I threw my money into unfulfilled dreams and wasted wishes,
Played the risks and won no prize,
Sitting in damp corners or urban streets waiting for exhaustion to settle in.
Was I begging for money or help?
The lines of reality blurred,
Nightmares seeped into the real world,
The fears becoming clear.
The image in the crystal ball smashing,
Dragging my empty carcass into a bar,
The little change burning a hole in my hands,
Drinking away the pain and memories.
I am not that little girl anymore,
The picture of innocence slipping through my hands like sand.
Was my time running out?
I wait in the darkness,
The cold of the winter biting hungrily at my almost bare body.
They would come and go,
Take their fill and leave me in an alley scooping up my cash,
I sell my body to fuel my addictions,
Drugs, Booze, Escapism.
Now as the years ravage my weather-beaten skin,
I crawl along the street.
Nothing and No one looking at me,
Their fears that their lies will evaporate with my stare and they will end up beside me.
Broken and sore,
I was life's catch.
If you didn't play the game,
You'd be down and out before you know it.
The temptations a bitter memory on my sinful tongue,
The toxics burning away my health like acid.

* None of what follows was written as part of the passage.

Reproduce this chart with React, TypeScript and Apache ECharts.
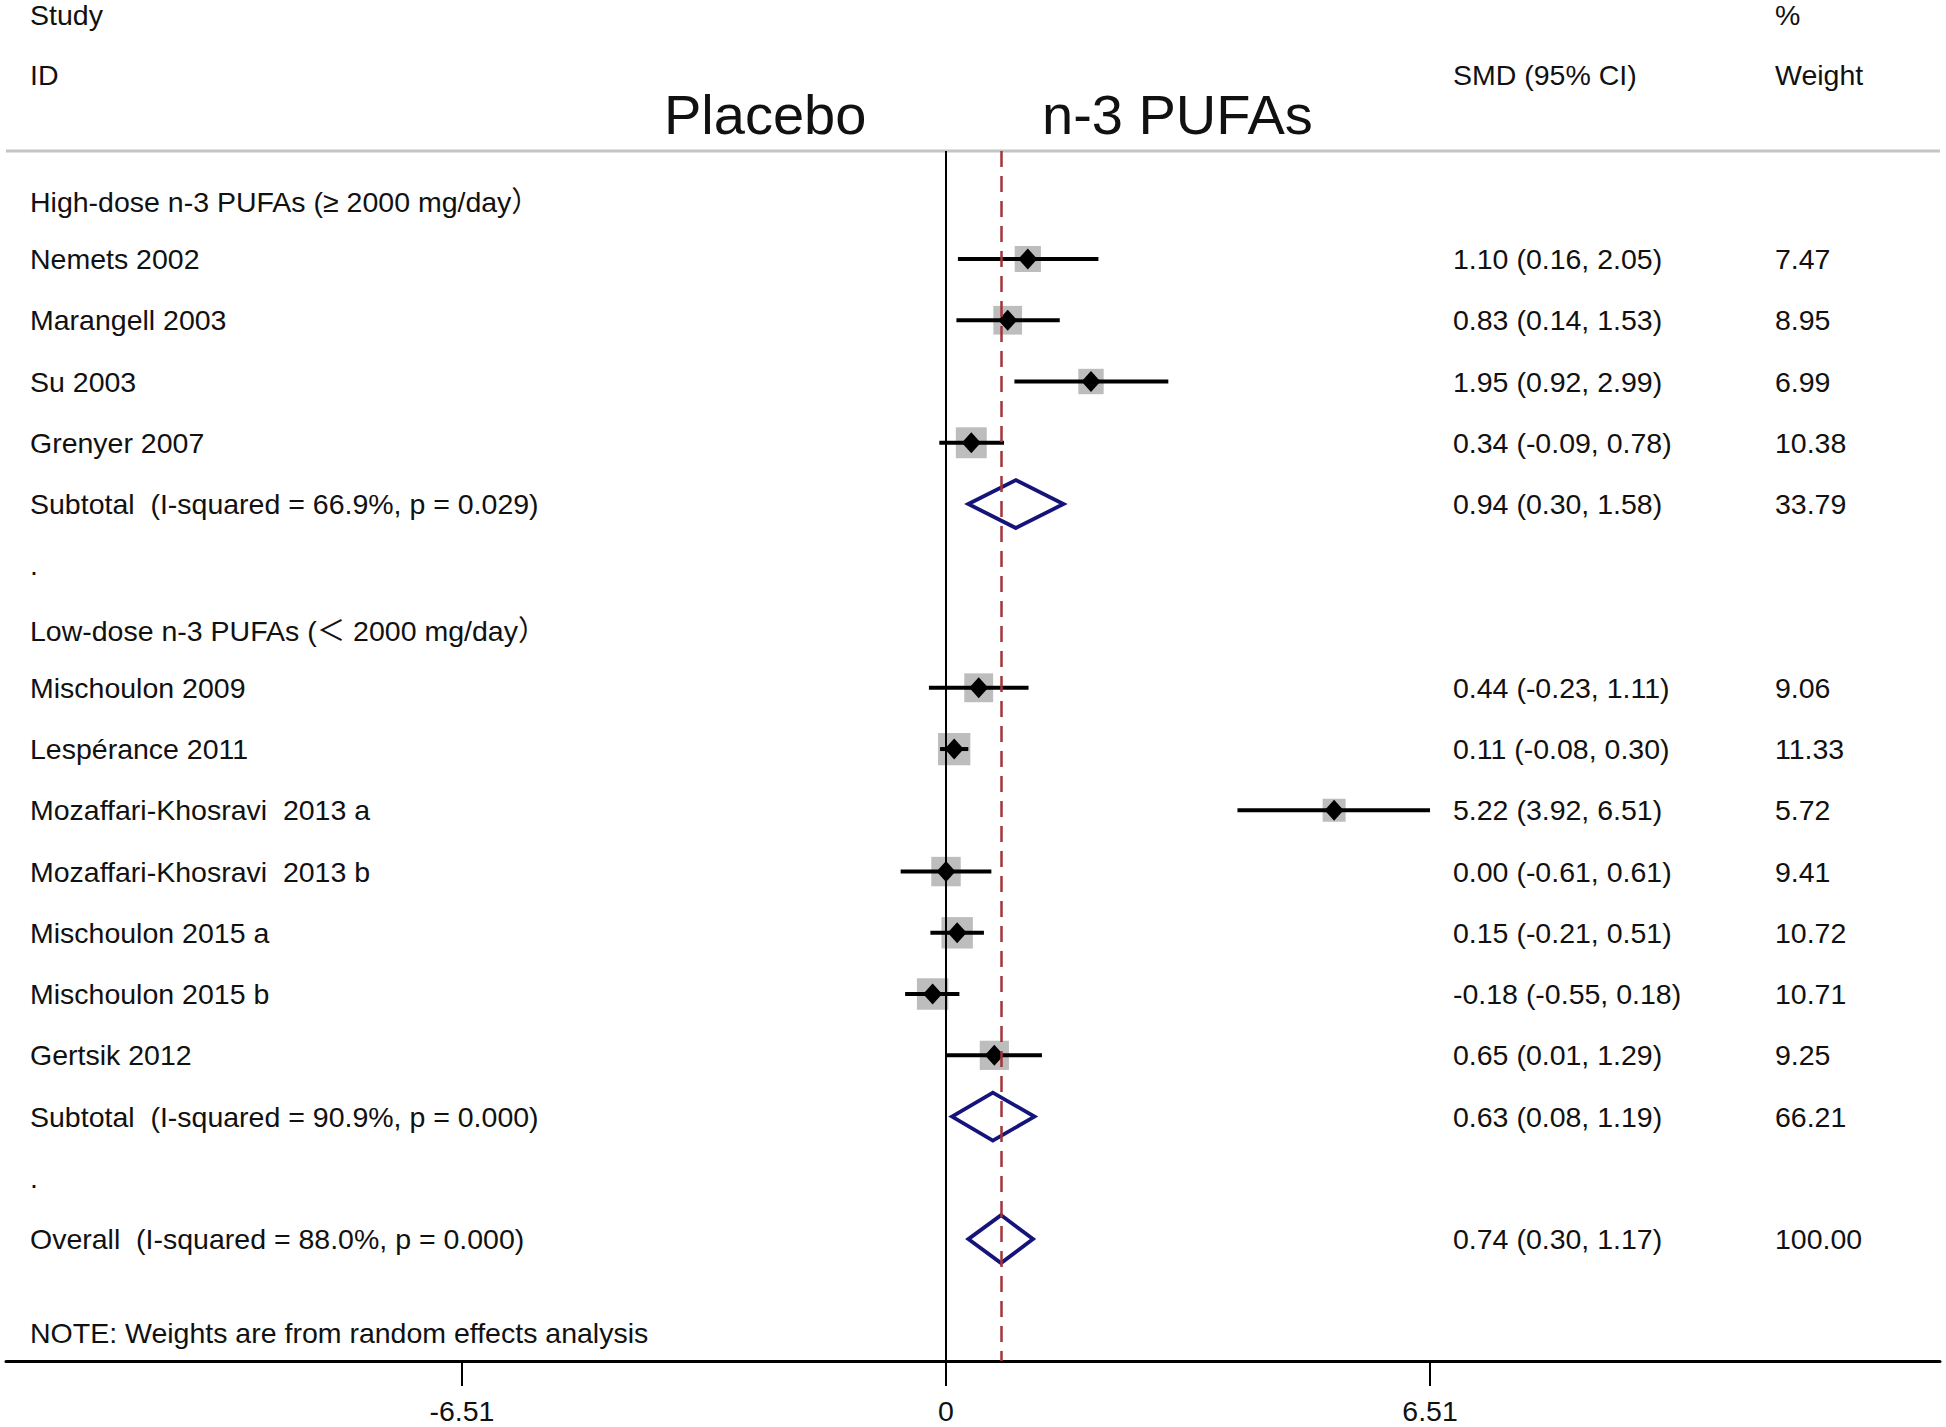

Now as I stare through the bars,
Through the windows,
I see what I could have had.
The wasted chances,
Lectures on my behaviour,
How I wasted that time.
Pretending not to care,
Trying to be defiant,
Trying to look how a girl my age should.
Acting recklessly to score a date,
To score on drugs and free champagne,
To mask my flaws.
Become an elite and walk among the riches,
Like a jester performing to the court.
I'd make up my face,
I'd make up my lies,
I'd make up for the lost promises.
I was shallow.
Wanting everything out of my reach,
Wanting to no avail.
Now sleeping in the gutter,
I knew I was washed up like the others.
The fame a mocking bird inside me,
Pecking away at my thoughts of what could have been.
Home so far away,
Evil lurking inside,
My rapture eating me alive.
No gentlemen handling me with grace and passion,
Men grabbing me with anger and greed.
I was a puppet following the track,
Not a doll which was whisked off to a country hotel room.
A prisoner of life,
Held forcefully in the arms of the law.
Damaging and ruining things,
Not for attention,
For bed, food, existence.
The trailer trash of yester year,
Breaking the boundaries for life's necessities.
Dropping off the high-life radar,
Dropping what felt like miles,
To land out in the cold,
Shut off and cut off from the past.
I needed them.
They no longer wanted me.
I can't live in the flames,
I can't stand another burn,
I curl up and slowly let go of all that was holding me here.